Description of the task
Repeat every line of the data exactly, but not the pictures.

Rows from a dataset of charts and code

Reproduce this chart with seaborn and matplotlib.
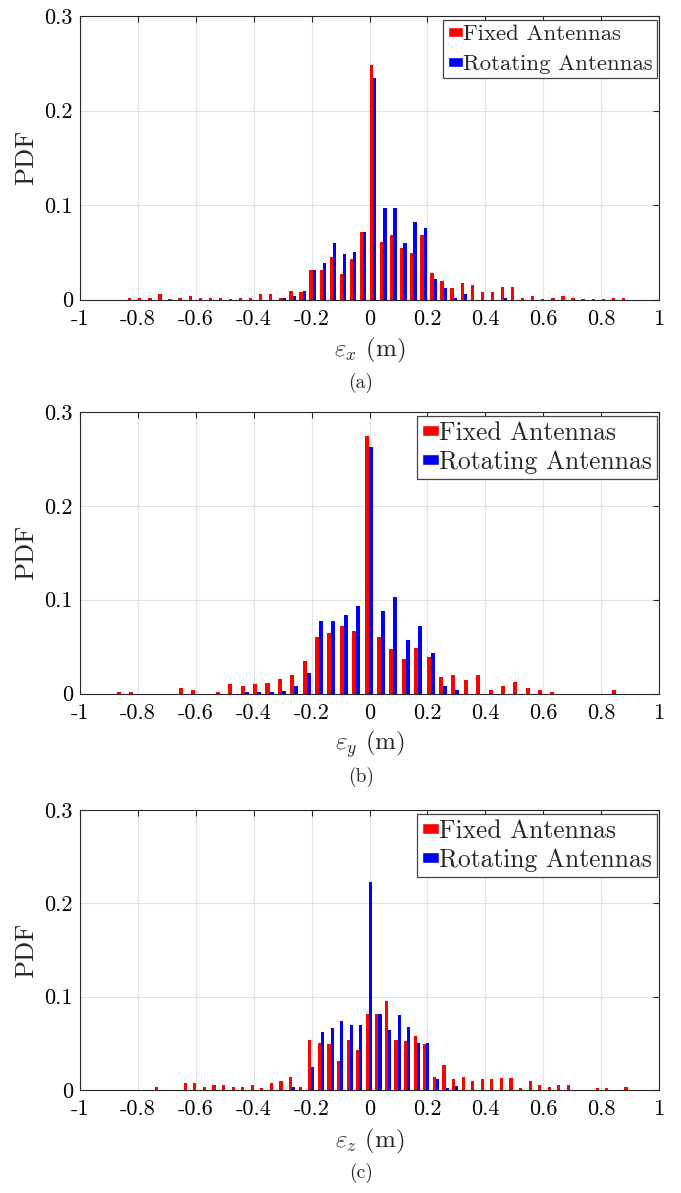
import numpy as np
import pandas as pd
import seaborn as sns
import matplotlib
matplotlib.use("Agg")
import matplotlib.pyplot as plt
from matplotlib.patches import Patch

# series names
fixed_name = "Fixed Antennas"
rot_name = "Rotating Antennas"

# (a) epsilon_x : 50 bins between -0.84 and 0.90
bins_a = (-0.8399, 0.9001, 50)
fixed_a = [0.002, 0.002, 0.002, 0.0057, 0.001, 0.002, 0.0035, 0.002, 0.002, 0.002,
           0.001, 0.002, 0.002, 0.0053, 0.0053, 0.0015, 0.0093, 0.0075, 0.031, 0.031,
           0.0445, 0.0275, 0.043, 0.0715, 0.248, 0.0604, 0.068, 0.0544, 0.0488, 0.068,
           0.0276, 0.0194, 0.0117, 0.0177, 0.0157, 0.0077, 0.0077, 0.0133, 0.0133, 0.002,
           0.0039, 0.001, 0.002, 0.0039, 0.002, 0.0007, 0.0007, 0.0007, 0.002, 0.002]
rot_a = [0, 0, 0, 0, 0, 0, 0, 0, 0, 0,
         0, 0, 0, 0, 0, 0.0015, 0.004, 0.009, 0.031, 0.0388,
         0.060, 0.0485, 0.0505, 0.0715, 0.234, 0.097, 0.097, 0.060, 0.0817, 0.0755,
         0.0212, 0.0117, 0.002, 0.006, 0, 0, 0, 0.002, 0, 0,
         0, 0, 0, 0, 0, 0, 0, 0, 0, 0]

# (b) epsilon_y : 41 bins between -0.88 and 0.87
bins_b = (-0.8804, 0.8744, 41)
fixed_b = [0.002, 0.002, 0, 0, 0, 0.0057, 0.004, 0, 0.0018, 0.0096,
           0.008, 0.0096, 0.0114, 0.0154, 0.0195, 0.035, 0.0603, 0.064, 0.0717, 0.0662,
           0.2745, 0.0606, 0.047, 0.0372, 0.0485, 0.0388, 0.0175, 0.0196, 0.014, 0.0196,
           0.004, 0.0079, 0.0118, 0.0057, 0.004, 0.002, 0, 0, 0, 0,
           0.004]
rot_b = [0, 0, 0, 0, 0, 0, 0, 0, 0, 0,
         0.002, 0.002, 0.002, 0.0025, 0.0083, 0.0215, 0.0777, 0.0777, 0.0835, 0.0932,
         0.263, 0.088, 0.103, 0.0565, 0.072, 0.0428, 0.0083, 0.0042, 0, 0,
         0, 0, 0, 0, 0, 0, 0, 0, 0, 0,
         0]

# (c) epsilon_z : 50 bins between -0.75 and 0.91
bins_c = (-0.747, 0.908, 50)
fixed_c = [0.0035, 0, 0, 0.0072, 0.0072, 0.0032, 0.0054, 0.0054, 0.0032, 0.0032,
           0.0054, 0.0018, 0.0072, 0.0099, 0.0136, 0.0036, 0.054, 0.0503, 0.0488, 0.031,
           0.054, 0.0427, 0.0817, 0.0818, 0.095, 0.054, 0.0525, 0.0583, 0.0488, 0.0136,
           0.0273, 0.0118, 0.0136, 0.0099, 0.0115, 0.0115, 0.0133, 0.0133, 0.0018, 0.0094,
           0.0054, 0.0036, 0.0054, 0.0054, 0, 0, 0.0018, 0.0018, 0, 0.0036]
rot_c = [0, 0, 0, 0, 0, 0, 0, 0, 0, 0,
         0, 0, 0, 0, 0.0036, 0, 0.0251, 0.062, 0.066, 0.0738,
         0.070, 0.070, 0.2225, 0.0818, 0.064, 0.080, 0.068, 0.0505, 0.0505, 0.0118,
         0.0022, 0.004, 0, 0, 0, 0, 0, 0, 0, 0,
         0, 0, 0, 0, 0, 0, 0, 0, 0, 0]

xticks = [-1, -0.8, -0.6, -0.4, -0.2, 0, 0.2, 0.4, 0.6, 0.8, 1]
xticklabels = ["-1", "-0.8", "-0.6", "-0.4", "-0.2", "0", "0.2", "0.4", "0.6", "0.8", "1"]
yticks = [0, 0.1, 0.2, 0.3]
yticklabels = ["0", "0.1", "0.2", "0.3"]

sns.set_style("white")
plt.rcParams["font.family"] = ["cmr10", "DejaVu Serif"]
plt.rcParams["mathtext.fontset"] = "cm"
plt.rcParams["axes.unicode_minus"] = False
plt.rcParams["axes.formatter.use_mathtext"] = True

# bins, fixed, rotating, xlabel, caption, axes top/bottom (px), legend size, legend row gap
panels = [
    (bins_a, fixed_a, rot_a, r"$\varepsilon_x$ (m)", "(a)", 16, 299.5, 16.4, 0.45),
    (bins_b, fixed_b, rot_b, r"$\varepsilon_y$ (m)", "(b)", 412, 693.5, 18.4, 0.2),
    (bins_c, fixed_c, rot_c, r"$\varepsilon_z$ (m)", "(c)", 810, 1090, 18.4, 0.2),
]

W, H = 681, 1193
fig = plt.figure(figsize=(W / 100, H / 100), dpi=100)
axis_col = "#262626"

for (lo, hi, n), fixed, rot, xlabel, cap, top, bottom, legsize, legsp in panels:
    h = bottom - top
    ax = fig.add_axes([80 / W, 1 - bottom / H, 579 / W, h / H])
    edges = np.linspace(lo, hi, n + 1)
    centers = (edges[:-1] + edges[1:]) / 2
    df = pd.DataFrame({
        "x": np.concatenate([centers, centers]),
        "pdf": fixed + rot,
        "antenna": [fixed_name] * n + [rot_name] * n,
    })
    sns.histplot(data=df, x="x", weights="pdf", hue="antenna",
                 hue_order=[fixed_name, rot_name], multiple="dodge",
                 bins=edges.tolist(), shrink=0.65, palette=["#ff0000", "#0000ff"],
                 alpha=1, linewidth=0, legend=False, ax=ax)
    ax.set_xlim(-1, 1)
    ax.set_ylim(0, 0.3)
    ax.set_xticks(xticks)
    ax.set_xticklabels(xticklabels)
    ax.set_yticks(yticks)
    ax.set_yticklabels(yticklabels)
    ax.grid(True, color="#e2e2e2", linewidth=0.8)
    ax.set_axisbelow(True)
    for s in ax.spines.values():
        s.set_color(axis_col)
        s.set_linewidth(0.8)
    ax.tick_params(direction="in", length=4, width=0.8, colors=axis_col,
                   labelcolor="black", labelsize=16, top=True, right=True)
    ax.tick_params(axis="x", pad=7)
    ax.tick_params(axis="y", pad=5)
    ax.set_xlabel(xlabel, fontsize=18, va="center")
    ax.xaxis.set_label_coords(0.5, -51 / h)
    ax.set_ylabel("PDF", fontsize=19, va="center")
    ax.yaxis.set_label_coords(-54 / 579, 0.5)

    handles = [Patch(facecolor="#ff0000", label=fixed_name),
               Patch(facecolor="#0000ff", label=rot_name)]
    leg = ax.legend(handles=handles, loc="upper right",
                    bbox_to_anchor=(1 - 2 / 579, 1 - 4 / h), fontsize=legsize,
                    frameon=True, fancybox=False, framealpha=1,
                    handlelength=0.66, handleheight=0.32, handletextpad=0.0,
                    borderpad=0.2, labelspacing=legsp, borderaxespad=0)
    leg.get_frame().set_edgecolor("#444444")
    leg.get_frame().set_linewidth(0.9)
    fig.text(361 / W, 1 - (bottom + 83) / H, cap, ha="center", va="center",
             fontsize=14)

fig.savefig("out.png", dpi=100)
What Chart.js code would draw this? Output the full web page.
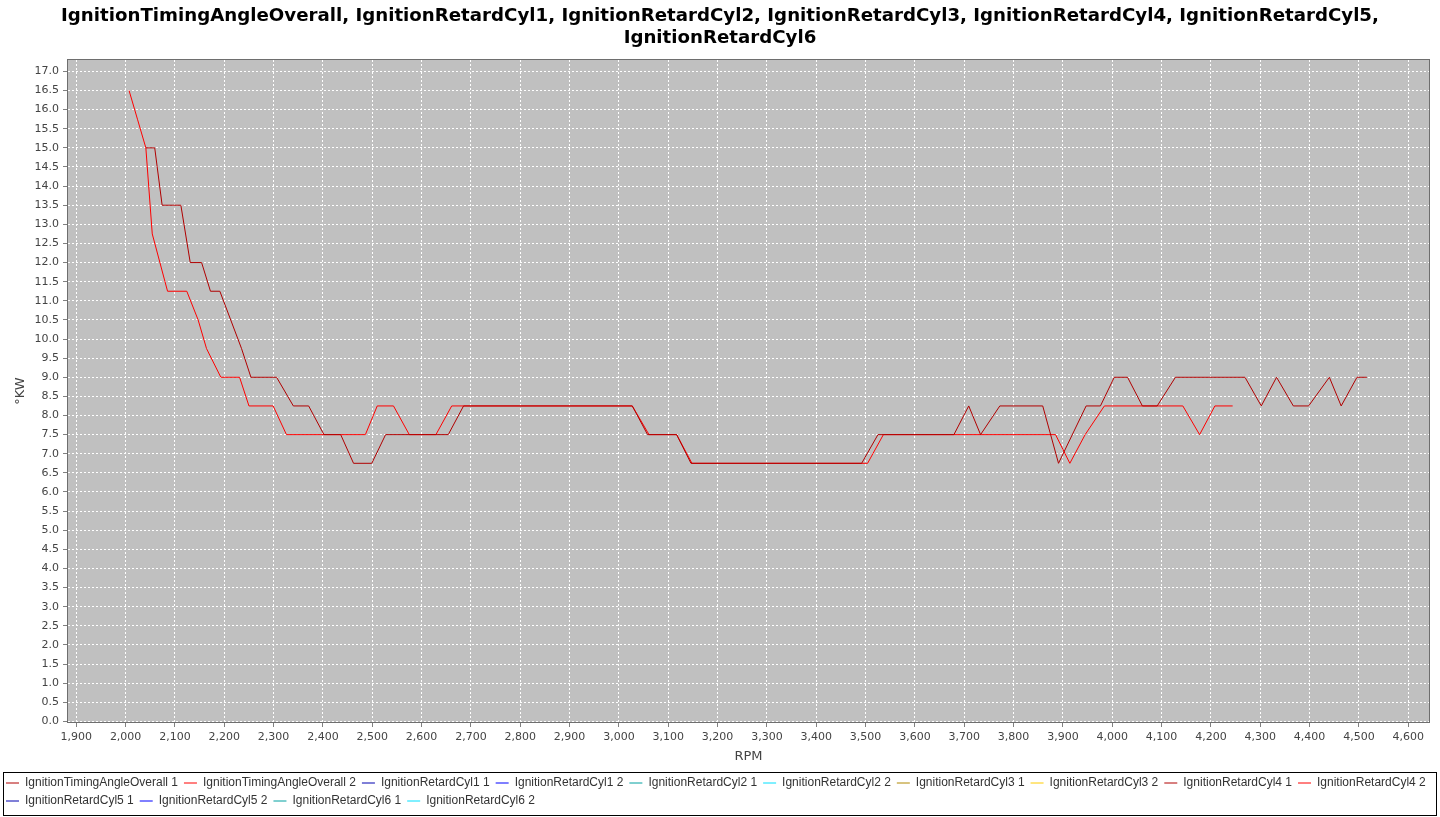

Response below
Reproduce this chart with seaborn and matplotlib.
import numpy as np
import pandas as pd
import seaborn as sns
import matplotlib
matplotlib.use("Agg")
import matplotlib.pyplot as plt
from matplotlib.patches import Patch

# series names
fixed_name = "Fixed Antennas"
rot_name = "Rotating Antennas"

# (a) epsilon_x : 50 bins between -0.84 and 0.90
bins_a = (-0.8399, 0.9001, 50)
fixed_a = [0.002, 0.002, 0.002, 0.0057, 0.001, 0.002, 0.0035, 0.002, 0.002, 0.002,
           0.001, 0.002, 0.002, 0.0053, 0.0053, 0.0015, 0.0093, 0.0075, 0.031, 0.031,
           0.0445, 0.0275, 0.043, 0.0715, 0.248, 0.0604, 0.068, 0.0544, 0.0488, 0.068,
           0.0276, 0.0194, 0.0117, 0.0177, 0.0157, 0.0077, 0.0077, 0.0133, 0.0133, 0.002,
           0.0039, 0.001, 0.002, 0.0039, 0.002, 0.0007, 0.0007, 0.0007, 0.002, 0.002]
rot_a = [0, 0, 0, 0, 0, 0, 0, 0, 0, 0,
         0, 0, 0, 0, 0, 0.0015, 0.004, 0.009, 0.031, 0.0388,
         0.060, 0.0485, 0.0505, 0.0715, 0.234, 0.097, 0.097, 0.060, 0.0817, 0.0755,
         0.0212, 0.0117, 0.002, 0.006, 0, 0, 0, 0.002, 0, 0,
         0, 0, 0, 0, 0, 0, 0, 0, 0, 0]

# (b) epsilon_y : 41 bins between -0.88 and 0.87
bins_b = (-0.8804, 0.8744, 41)
fixed_b = [0.002, 0.002, 0, 0, 0, 0.0057, 0.004, 0, 0.0018, 0.0096,
           0.008, 0.0096, 0.0114, 0.0154, 0.0195, 0.035, 0.0603, 0.064, 0.0717, 0.0662,
           0.2745, 0.0606, 0.047, 0.0372, 0.0485, 0.0388, 0.0175, 0.0196, 0.014, 0.0196,
           0.004, 0.0079, 0.0118, 0.0057, 0.004, 0.002, 0, 0, 0, 0,
           0.004]
rot_b = [0, 0, 0, 0, 0, 0, 0, 0, 0, 0,
         0.002, 0.002, 0.002, 0.0025, 0.0083, 0.0215, 0.0777, 0.0777, 0.0835, 0.0932,
         0.263, 0.088, 0.103, 0.0565, 0.072, 0.0428, 0.0083, 0.0042, 0, 0,
         0, 0, 0, 0, 0, 0, 0, 0, 0, 0,
         0]

# (c) epsilon_z : 50 bins between -0.75 and 0.91
bins_c = (-0.747, 0.908, 50)
fixed_c = [0.0035, 0, 0, 0.0072, 0.0072, 0.0032, 0.0054, 0.0054, 0.0032, 0.0032,
           0.0054, 0.0018, 0.0072, 0.0099, 0.0136, 0.0036, 0.054, 0.0503, 0.0488, 0.031,
           0.054, 0.0427, 0.0817, 0.0818, 0.095, 0.054, 0.0525, 0.0583, 0.0488, 0.0136,
           0.0273, 0.0118, 0.0136, 0.0099, 0.0115, 0.0115, 0.0133, 0.0133, 0.0018, 0.0094,
           0.0054, 0.0036, 0.0054, 0.0054, 0, 0, 0.0018, 0.0018, 0, 0.0036]
rot_c = [0, 0, 0, 0, 0, 0, 0, 0, 0, 0,
         0, 0, 0, 0, 0.0036, 0, 0.0251, 0.062, 0.066, 0.0738,
         0.070, 0.070, 0.2225, 0.0818, 0.064, 0.080, 0.068, 0.0505, 0.0505, 0.0118,
         0.0022, 0.004, 0, 0, 0, 0, 0, 0, 0, 0,
         0, 0, 0, 0, 0, 0, 0, 0, 0, 0]

xticks = [-1, -0.8, -0.6, -0.4, -0.2, 0, 0.2, 0.4, 0.6, 0.8, 1]
xticklabels = ["-1", "-0.8", "-0.6", "-0.4", "-0.2", "0", "0.2", "0.4", "0.6", "0.8", "1"]
yticks = [0, 0.1, 0.2, 0.3]
yticklabels = ["0", "0.1", "0.2", "0.3"]

sns.set_style("white")
plt.rcParams["font.family"] = ["cmr10", "DejaVu Serif"]
plt.rcParams["mathtext.fontset"] = "cm"
plt.rcParams["axes.unicode_minus"] = False
plt.rcParams["axes.formatter.use_mathtext"] = True

# bins, fixed, rotating, xlabel, caption, axes top/bottom (px), legend size, legend row gap
panels = [
    (bins_a, fixed_a, rot_a, r"$\varepsilon_x$ (m)", "(a)", 16, 299.5, 16.4, 0.45),
    (bins_b, fixed_b, rot_b, r"$\varepsilon_y$ (m)", "(b)", 412, 693.5, 18.4, 0.2),
    (bins_c, fixed_c, rot_c, r"$\varepsilon_z$ (m)", "(c)", 810, 1090, 18.4, 0.2),
]

W, H = 681, 1193
fig = plt.figure(figsize=(W / 100, H / 100), dpi=100)
axis_col = "#262626"

for (lo, hi, n), fixed, rot, xlabel, cap, top, bottom, legsize, legsp in panels:
    h = bottom - top
    ax = fig.add_axes([80 / W, 1 - bottom / H, 579 / W, h / H])
    edges = np.linspace(lo, hi, n + 1)
    centers = (edges[:-1] + edges[1:]) / 2
    df = pd.DataFrame({
        "x": np.concatenate([centers, centers]),
        "pdf": fixed + rot,
        "antenna": [fixed_name] * n + [rot_name] * n,
    })
    sns.histplot(data=df, x="x", weights="pdf", hue="antenna",
                 hue_order=[fixed_name, rot_name], multiple="dodge",
                 bins=edges.tolist(), shrink=0.65, palette=["#ff0000", "#0000ff"],
                 alpha=1, linewidth=0, legend=False, ax=ax)
    ax.set_xlim(-1, 1)
    ax.set_ylim(0, 0.3)
    ax.set_xticks(xticks)
    ax.set_xticklabels(xticklabels)
    ax.set_yticks(yticks)
    ax.set_yticklabels(yticklabels)
    ax.grid(True, color="#e2e2e2", linewidth=0.8)
    ax.set_axisbelow(True)
    for s in ax.spines.values():
        s.set_color(axis_col)
        s.set_linewidth(0.8)
    ax.tick_params(direction="in", length=4, width=0.8, colors=axis_col,
                   labelcolor="black", labelsize=16, top=True, right=True)
    ax.tick_params(axis="x", pad=7)
    ax.tick_params(axis="y", pad=5)
    ax.set_xlabel(xlabel, fontsize=18, va="center")
    ax.xaxis.set_label_coords(0.5, -51 / h)
    ax.set_ylabel("PDF", fontsize=19, va="center")
    ax.yaxis.set_label_coords(-54 / 579, 0.5)

    handles = [Patch(facecolor="#ff0000", label=fixed_name),
               Patch(facecolor="#0000ff", label=rot_name)]
    leg = ax.legend(handles=handles, loc="upper right",
                    bbox_to_anchor=(1 - 2 / 579, 1 - 4 / h), fontsize=legsize,
                    frameon=True, fancybox=False, framealpha=1,
                    handlelength=0.66, handleheight=0.32, handletextpad=0.0,
                    borderpad=0.2, labelspacing=legsp, borderaxespad=0)
    leg.get_frame().set_edgecolor("#444444")
    leg.get_frame().set_linewidth(0.9)
    fig.text(361 / W, 1 - (bottom + 83) / H, cap, ha="center", va="center",
             fontsize=14)

fig.savefig("out.png", dpi=100)
What Chart.js code would draw this? Output the full web page.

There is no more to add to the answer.